Writer X: The defunding has already taken place. Now it's up to the Republicans to hold off liberal attempts to paint conservatives as wanting Americans to live in cesspools and drink tainted water. If they then can't come up with powerful restraints on the activities of the agency, it should be abolished once and for all.
Outstanding post, Lawhawk!
Every time we consider buying a house rather than renting, I read about yet another abuse of power by yet another agency that's not elected by, representative of, nor nor accountable to we the people.
And, as you mentioned, this can happen to anyone.
The erosion, if not the outright abolishment of property rights in the US is a serious issue, for if we lose our property rights by bureaucratic fiat we lose one of the cornerstones of our liberty.
BS like this, along with ever increasing property taxes, levies, fees, etc., make private property a fast fading illusion.
I don't believe I'm exaggerating here.

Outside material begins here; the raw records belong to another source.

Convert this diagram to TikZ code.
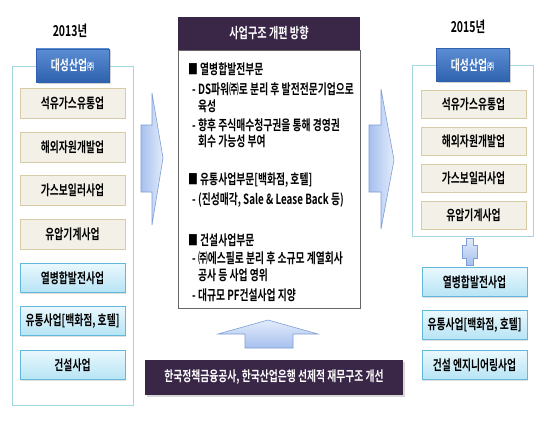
\documentclass[tikz,border=0pt]{standalone}
\usepackage{fontspec}
\newfontfamily\krfont{Noto Sans CJK KR}[FakeStretch=0.7, BoldFont={Noto Sans CJK KR Bold}]
\usetikzlibrary{shadows}
\definecolor{framecyan}{HTML}{A3D8E0}
\definecolor{headtop}{HTML}{5A8DD3}
\definecolor{headbot}{HTML}{2F62AE}
\definecolor{beigefill}{HTML}{F3F0E7}
\definecolor{beigeline}{HTML}{D8CCA8}
\definecolor{cyantop}{HTML}{EAF8FD}
\definecolor{cyanbot}{HTML}{B6E4F5}
\definecolor{cyanline}{HTML}{62B8DA}
\definecolor{plum}{HTML}{3A2647}
\definecolor{arrowdark}{HTML}{A6C0EE}
\definecolor{arrowlight}{HTML}{E3ECFB}
\definecolor{arrowline}{HTML}{7E9ED6}
\tikzset{
  krtext/.style={font=\krfont\bfseries\fontsize{14}{16}\selectfont},
  yearlabel/.style={krtext, font=\krfont\bfseries\fontsize{15}{17}\selectfont},
  headbox/.style={krtext, text=white, top color=headtop, bottom color=headbot,
    draw=headbot, minimum width=73pt, minimum height=33pt, inner sep=0pt,
    drop shadow={opacity=0.35, shadow xshift=1.5pt, shadow yshift=-1.5pt}},
  oldbiz/.style={krtext, fill=beigefill, draw=beigeline, line width=0.8pt,
    minimum width=105pt, minimum height=30pt, inner sep=0pt,
    drop shadow={opacity=0.2, shadow xshift=1pt, shadow yshift=-1pt}},
  newbiz/.style={krtext, top color=cyantop, bottom color=cyanbot, draw=cyanline,
    line width=0.8pt, minimum width=105pt, minimum height=29pt, inner sep=0pt,
    drop shadow={opacity=0.25, shadow xshift=1pt, shadow yshift=-1pt}},
  plan/.style={krtext, anchor=west, inner sep=0pt},
  bigarrow/.style={left color=arrowdark, right color=arrowlight, draw=arrowline,
    line width=0.6pt}
}
\begin{document}
\begin{tikzpicture}[x=1pt,y=-1pt]
  \useasboundingbox[fill=white] (0,0) rectangle (540,420);
  % 2013
  \node[yearlabel] (y13) at (70,31) {2013년};
  \draw[framecyan, line width=0.8pt] (12,66) rectangle (133,405);
  \node[headbox] (h13) at (72.5,65.5) {대성산업{\fontsize{10}{10}\selectfont ㈜}};
  \foreach \y/\lab [count=\i] in {103/석유가스유통업, 147/해외자원개발업,
      190/가스보일러사업, 234/유압기계사업} {
    \node[oldbiz] (old\i) at (72.5,\y) {\lab};
  }
  \foreach \y/\lab [count=\i] in {278/열병합발전사업, 321/{유통사업[백화점, 호텔]},
      365/건설사업} {
    \node[newbiz] (oldn\i) at (72.5,\y) {\lab};
  }
  % arrows
  \draw[bigarrow] (141,125) -- (152,125) -- (152,93) -- (163,158) -- (152,225)
    -- (152,192) -- (141,192) -- cycle;
  \draw[bigarrow] (369,125) -- (381,125) -- (381,89) -- (394,160) -- (381,229)
    -- (381,192) -- (369,192) -- cycle;
  \draw[bigarrow, top color=arrowlight, bottom color=arrowdark]
    (268,320) -- (318,334) -- (293,334) -- (293,348) -- (245,348) -- (245,334)
    -- (218,334) -- cycle;
  % center plan
  \draw[gray!80!black, line width=0.8pt, fill=white] (178,50) rectangle (360,308);
  \fill[plum] (178,17) rectangle (360,50);
  \node[krtext, text=white, font=\krfont\bfseries\fontsize{14.5}{16}\selectfont]
    (title) at (269,33.5) {사업구조 개편 방향};
  \node[plan] (p1) at (188,69) {■ 열병합발전부문};
  \node[plan] (p2) at (192,89) {- DS파워㈜로 분리 후 발전전문기업으로};
  \node[plan] (p3) at (198,106) {육성};
  \node[plan] (p4) at (192,125) {- 향후 주식매수청구권을 통해 경영권};
  \node[plan] (p5) at (198,141) {회수 가능성 부여};
  \node[plan] (p6) at (188,180) {■ 유통사업부문[백화점, 호텔]};
  \node[plan] (p7) at (192,200) {- (진성매각, Sale \& Lease Back 등)};
  \node[plan] (p8) at (188,240) {■ 건설사업부문};
  \node[plan] (p9) at (192,258) {- ㈜에스필로 분리 후 소규모 계열회사};
  \node[plan] (p10) at (198,275) {공사 등 사업 영위};
  \node[plan] (p11) at (192,295) {- 대규모 PF건설사업 지양};
  % bottom
  \fill[plum, drop shadow={opacity=0.3, shadow xshift=1.5pt, shadow yshift=-1.5pt}]
    (145,360) rectangle (403,395);
  \node[krtext, text=white] (base) at (274,377.5)
    {한국정책금융공사, 한국산업은행 선제적 재무구조 개선};
  % 2015
  \node[yearlabel] (y15) at (468,27) {2015년};
  \draw[framecyan, line width=0.8pt] (412,65) rectangle (533,236);
  \node[headbox] (h15) at (472.5,65) {대성산업{\fontsize{10}{10}\selectfont ㈜}};
  \foreach \y/\lab [count=\i] in {104/석유가스유통업, 141/해외자원개발업,
      178/가스보일러사업, 215/유압기계사업} {
    \node[oldbiz, minimum height=28pt] (new\i) at (473.5,\y) {\lab};
  }
  \draw[bigarrow, top color=arrowlight, bottom color=arrowdark]
    (466,238) -- (473,238) -- (473,245) -- (477,245) -- (477,258) -- (473,258)
    -- (473,265) -- (466,265) -- (466,258) -- (462,258) -- (462,245) -- (466,245)
    -- cycle;
  \foreach \y/\lab [count=\i] in {282/열병합발전사업, 325/{유통사업[백화점, 호텔]},
      365/건설 엔지니어링사업} {
    \node[newbiz] (newn\i) at (474.5,\y) {\lab};
  }
\end{tikzpicture}
\end{document}
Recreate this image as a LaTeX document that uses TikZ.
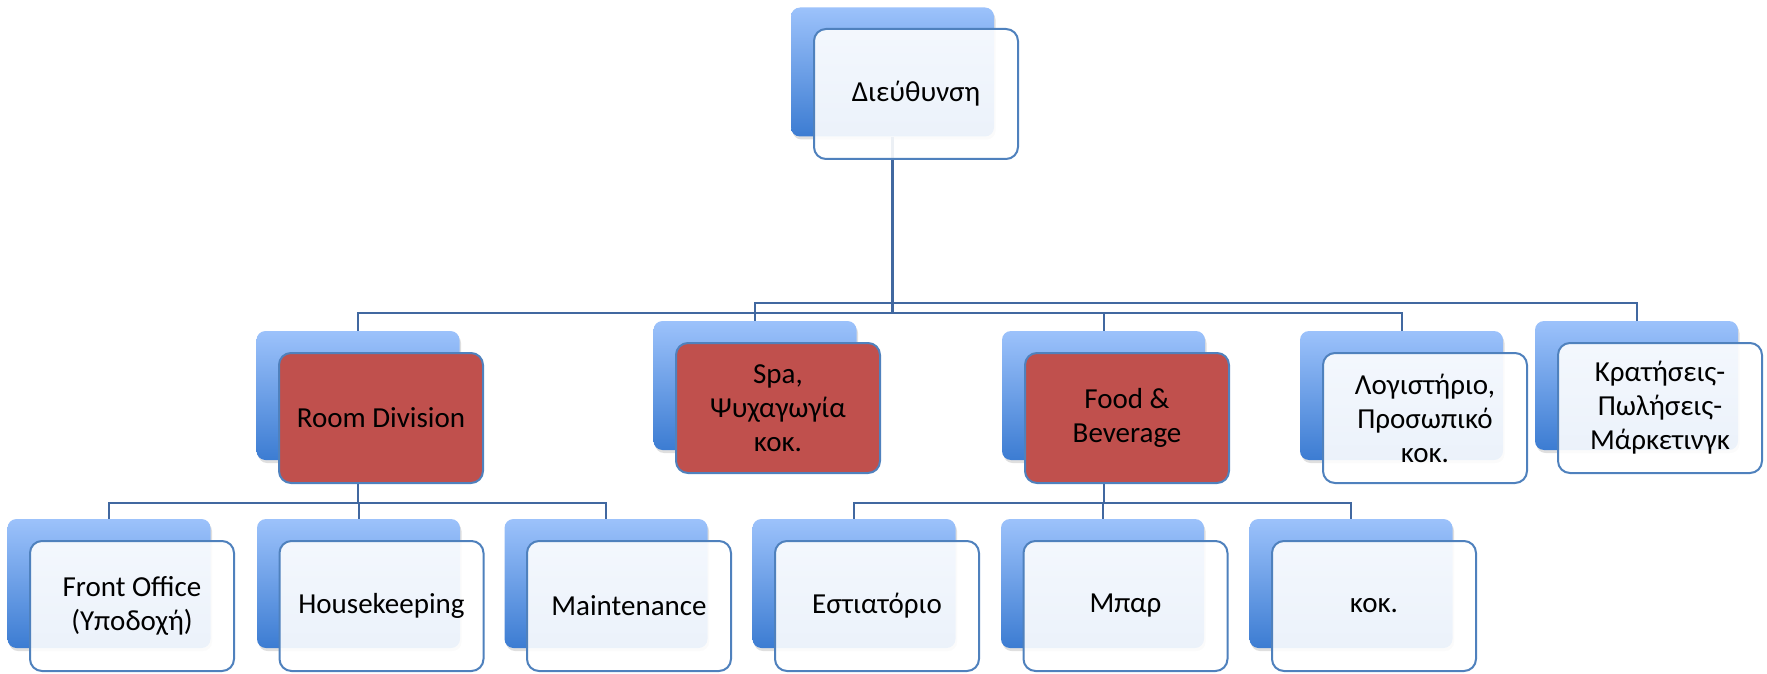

For even if I bought and payed for a house and property, I never really own it because the EPA, FTC, or some other government agency (federal, state, county, etc.) can take it away for Emminent Domain, or some trumped up (or made up) environmental issue.
Furthermore, if all taxes, levies, fees, etc., ain't paid every year my property would be confiscated.
What other thing other than private property (land)is taxed every single year after we pay for it?
In effect, we never own property, we only rent it, and only as long as the government is nice enough to let us.
I think all these government agencies should be under direct conrol of Congress because it's too easy for their power to be abused by one President (as Obama has demon-strated) or by these unelected Czars.
We need more judges who understand (and support) our Constitution.
And we are in desperate need of tax reform in this country.
No one should hafta pay perpetual taxes forever to own property in the US.